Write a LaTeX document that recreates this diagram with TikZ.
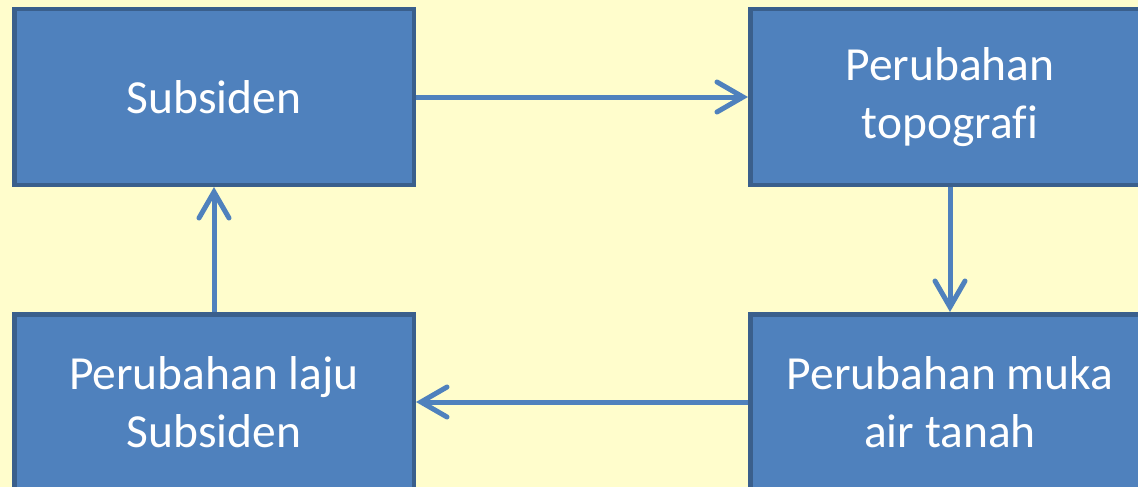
\documentclass[tikz,border=0pt]{standalone}
\usepackage{fontspec}
\setmainfont[Ligatures=CommonOff]{Carlito}
\usetikzlibrary{arrows.meta}
\definecolor{bgc}{HTML}{FFFDCC}
\definecolor{boxfill}{HTML}{4F81BD}
\definecolor{boxline}{HTML}{3A5F8C}
\definecolor{arrc}{HTML}{4F81BD}
\tikzset{
  blk/.style={draw=boxline, line width=4.5pt, fill=boxfill, minimum width=399.5pt,
    minimum height=175.5pt, inner sep=0pt, align=center, text=white,
    font=\fontsize{47.5}{58}\selectfont},
  conn/.style={draw=arrc, line width=5pt,
    -{Straight Barb[length=26pt,width=30pt,line width=5pt,line cap=round]}}
}
\begin{document}
\begin{tikzpicture}[x=1pt,y=-1pt]
\fill[bgc] (0,0) rectangle (1138,487);
\useasboundingbox (0,0) rectangle (1138,487);
\node[blk] (sub) at (214,97) {Subsiden};
\node[blk] (topo) at (950,97) {Perubahan\\topografi};
\node[blk] (laju) at (214,402) {Perubahan laju\\Subsiden};
\node[blk] (muka) at (950,402) {Perubahan muka\\air tanah};
\draw[conn] (sub.east) -- (topo.west);
\draw[conn] (topo.south) -- (muka.north);
\draw[conn] (muka.west) -- (laju.east);
\draw[conn] (laju.north) -- (sub.south);
\end{tikzpicture}
\end{document}
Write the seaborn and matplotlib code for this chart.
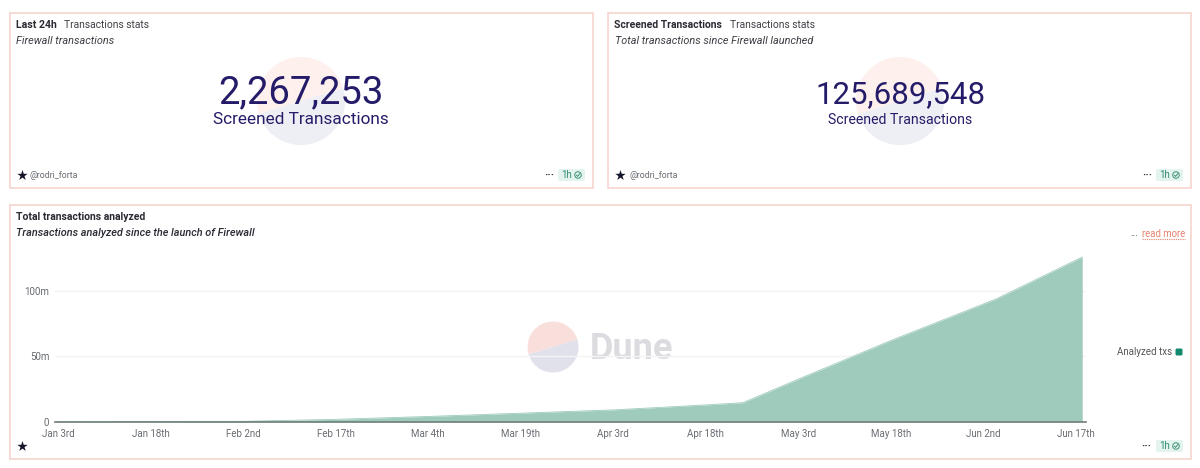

● Instructions to follow:
Drop the pictures and reproduce the rest of the entries above exactly.

● Response to this exercise:
Write a LaTeX document that recreates this diagram with TikZ.
\documentclass[tikz,border=0pt]{standalone}
\usepackage{fontspec}
\setmainfont[Ligatures=CommonOff]{Carlito}
\usetikzlibrary{arrows.meta}
\definecolor{bgc}{HTML}{FFFDCC}
\definecolor{boxfill}{HTML}{4F81BD}
\definecolor{boxline}{HTML}{3A5F8C}
\definecolor{arrc}{HTML}{4F81BD}
\tikzset{
  blk/.style={draw=boxline, line width=4.5pt, fill=boxfill, minimum width=399.5pt,
    minimum height=175.5pt, inner sep=0pt, align=center, text=white,
    font=\fontsize{47.5}{58}\selectfont},
  conn/.style={draw=arrc, line width=5pt,
    -{Straight Barb[length=26pt,width=30pt,line width=5pt,line cap=round]}}
}
\begin{document}
\begin{tikzpicture}[x=1pt,y=-1pt]
\fill[bgc] (0,0) rectangle (1138,487);
\useasboundingbox (0,0) rectangle (1138,487);
\node[blk] (sub) at (214,97) {Subsiden};
\node[blk] (topo) at (950,97) {Perubahan\\topografi};
\node[blk] (laju) at (214,402) {Perubahan laju\\Subsiden};
\node[blk] (muka) at (950,402) {Perubahan muka\\air tanah};
\draw[conn] (sub.east) -- (topo.west);
\draw[conn] (topo.south) -- (muka.north);
\draw[conn] (muka.west) -- (laju.east);
\draw[conn] (laju.north) -- (sub.south);
\end{tikzpicture}
\end{document}
Write the seaborn and matplotlib code for this chart.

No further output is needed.